Und Hendrik lässt es dann noch mehr regnen? Oder lässt den Golfplatz verdorren?
Wem ist damit geholfen?
Da wähle ich den mal lieber nicht
Allerdings finde ich die Überschrift „Golfkrieg“ echt bescheuert. Golfkrieg ist etwas völlig anderes und sollte als Überschrift für unser Problem hier lieber nicht mißbraucht werden. Also bitte ändern.
Alles in allem, alles paletti – bei der Stadt und ihren Verwaltungen. Ich hoffe nur, die Bürger der Stadt wissen, wen sie im Herbst wählen. Ich wähle Hendrik, Basta!
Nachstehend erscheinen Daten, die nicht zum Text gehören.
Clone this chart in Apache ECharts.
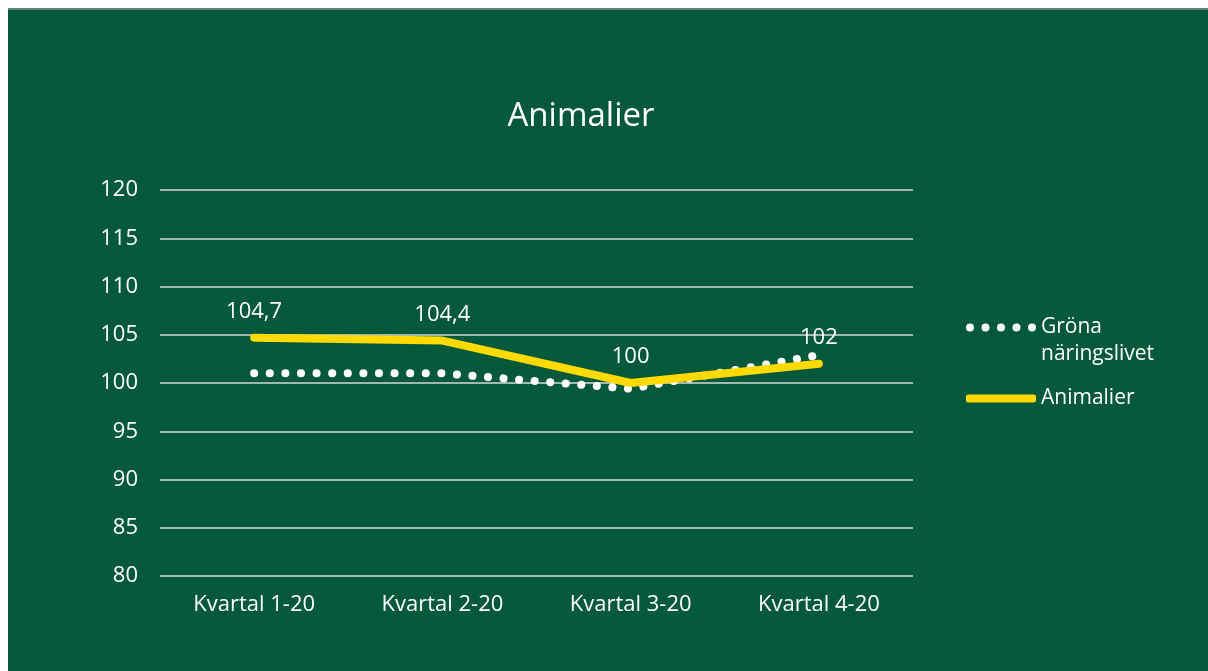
<!DOCTYPE html>
<html>
<head>
    <meta charset='utf-8'>
    <script src="https://cdn.jsdelivr.net/npm/echarts@6/dist/echarts.min.js"></script>
</head>
<body>
<style>
    html, body {
        width: 100%;
        height: 100%;
        margin: 0;
        padding: 0;
        background: #fff;
    }
    #main {
        position: absolute;
        left: 8px;
        top: 8px;
        width: 1200px;
        height: 663px;
        border-top: 2px solid #5f8473;
        box-sizing: border-box;
    }
</style>
<div id="main"></div>
<script>
    var categories = ['Kvartal 1-20', 'Kvartal 2-20', 'Kvartal 3-20', 'Kvartal 4-20'];
    var gronaNaringslivet = [101, 101, 99.4, 102.9];
    var animalier = [104.7, 104.4, 100, 102];
    var yTicks = [80, 85, 90, 95, 100, 105, 110, 115, 120];

    var font = 'Open Sans';
    // five dots on top of a 70x35 box, so the first text line sits beside them
    var dotsIcon = 'path://M0,4a4,4 0 1,0 8,0a4,4 0 1,0 -8,0Z' +
        'M15.5,4a4,4 0 1,0 8,0a4,4 0 1,0 -8,0Z' +
        'M31,4a4,4 0 1,0 8,0a4,4 0 1,0 -8,0Z' +
        'M46.5,4a4,4 0 1,0 8,0a4,4 0 1,0 -8,0Z' +
        'M62,4a4,4 0 1,0 8,0a4,4 0 1,0 -8,0Z' +
        'M0,35L0.01,35Z';

    var chart = echarts.init(document.getElementById('main'));

    var legendBase = {
        orient: 'vertical',
        left: 958,
        padding: 0,
        itemWidth: 70,
        itemHeight: 8,
        textStyle: {color: '#fff', fontSize: 21, lineHeight: 27, fontFamily: font}
    };

    chart.setOption({
        backgroundColor: '#03593a',
        textStyle: {fontFamily: font},
        title: {
            text: 'Animalier',
            left: 568,
            top: 82,
            textAlign: 'center',
            textStyle: {color: '#fff', fontSize: 33, lineHeight: 40, fontWeight: 'normal', fontFamily: font}
        },
        legend: [
            echarts.util.merge({
                top: 304,
                itemHeight: 35,
                data: [{name: 'Gröna\nnäringslivet', icon: dotsIcon}]
            }, legendBase),
            echarts.util.merge({
                top: 375,
                data: [{name: 'Animalier', icon: 'roundRect'}]
            }, legendBase)
        ],
        grid: {
            left: 152,
            right: 295,
            top: 180,
            bottom: 95
        },
        xAxis: {
            type: 'category',
            data: categories,
            axisLine: {show: false},
            axisTick: {show: false},
            axisLabel: {color: '#fff', fontSize: 22, margin: 18, fontFamily: font}
        },
        yAxis: {
            type: 'value',
            min: yTicks[0],
            max: yTicks[yTicks.length - 1],
            interval: 5,
            axisLabel: {color: '#fff', fontSize: 22, margin: 22, fontFamily: font},
            splitLine: {lineStyle: {color: '#d9d9d9', width: 1.5}}
        },
        series: [{
            name: 'Gröna\nnäringslivet',
            type: 'line',
            data: gronaNaringslivet,
            symbol: 'none',
            color: '#fff',
            lineStyle: {color: '#fff', width: 8, type: [0.1, 15.5], cap: 'round'},
            z: 2
        }, {
            name: 'Animalier',
            type: 'line',
            data: animalier,
            symbol: 'circle',
            symbolSize: 0.1,
            color: '#ffda00',
            lineStyle: {color: '#ffda00', width: 8, cap: 'round'},
            label: {
                show: true,
                position: 'top',
                distance: 15,
                color: '#fff',
                fontSize: 22,
                fontFamily: font,
                formatter: function (p) {
                    return String(p.value).replace('.', ',');
                }
            },
            z: 3
        }]
    });
</script>
</body>
</html>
Es hat wieder geregnet, super!
Hansi, vielleicht doch mal den Beitrag lesen, bevor Du kommentierst?
War das Badeverbot im Hufi nicht mit den Giftstoffen aus der Deponie begründet worden?
Seltsam, wie die Umweltgefährdungen sich heutzutage in Luft auflösen.
Erst bei Orgacid, jetzt bei der Deponie am Hufi.
HalleVerkehrt, du gehst wohl falsch in der Annahme, dass der OB überhaupt Problemen zugänglich ist. Wenn es nie eins geben darf, ist auch egal wo das nicht ist.
Soll sich der Oberbürgermester nach solchen pipifax-Aktionen von Greenpeace richten? Nein!
DAs eigentliche Problem bestand nach meiner Kenntnis darin, dass vergiftetes Grundwasser aus der daneben liegenden versiegelten Mülldeponie bei sinkendem Wasserspiegel in den Hufeisensee drückt.
Und diese Gefahr gibt es nach Aussage des Umweltamtes nicht.
Parallelveranstaltuncen zu inszenieren, um das Augenmerk auf sich zu lenken, scheint eine neue Masche zu sein. Auf jeden Fall bindet es kritische Öffentlichkeit.
Danke für den Beitrag. Nur eine kleine Korrektur: Veranstalter der Protestveranstaltung waren Extinction Rebellion Halle, Parents for Future Halle und Fridays for Future Halle.
Der OB hat die Veranstaltung extra zeitgleich zur Protestveranstaltung gegen die Entnahme angesetzt. Dann darf man auch nicht enttäuscht sein, wenn die Fragen sich doppeln.
Wenn der OB denkt, dass der See das eigentliche Problem ist, dann hat er nichts verstanden. Die umliegenden Flächen sind das Problem, wenn das Grundwasser durch die Trockenheit niedrig ist und man es dann noch zusätzlich durch die Entnahme absenkt.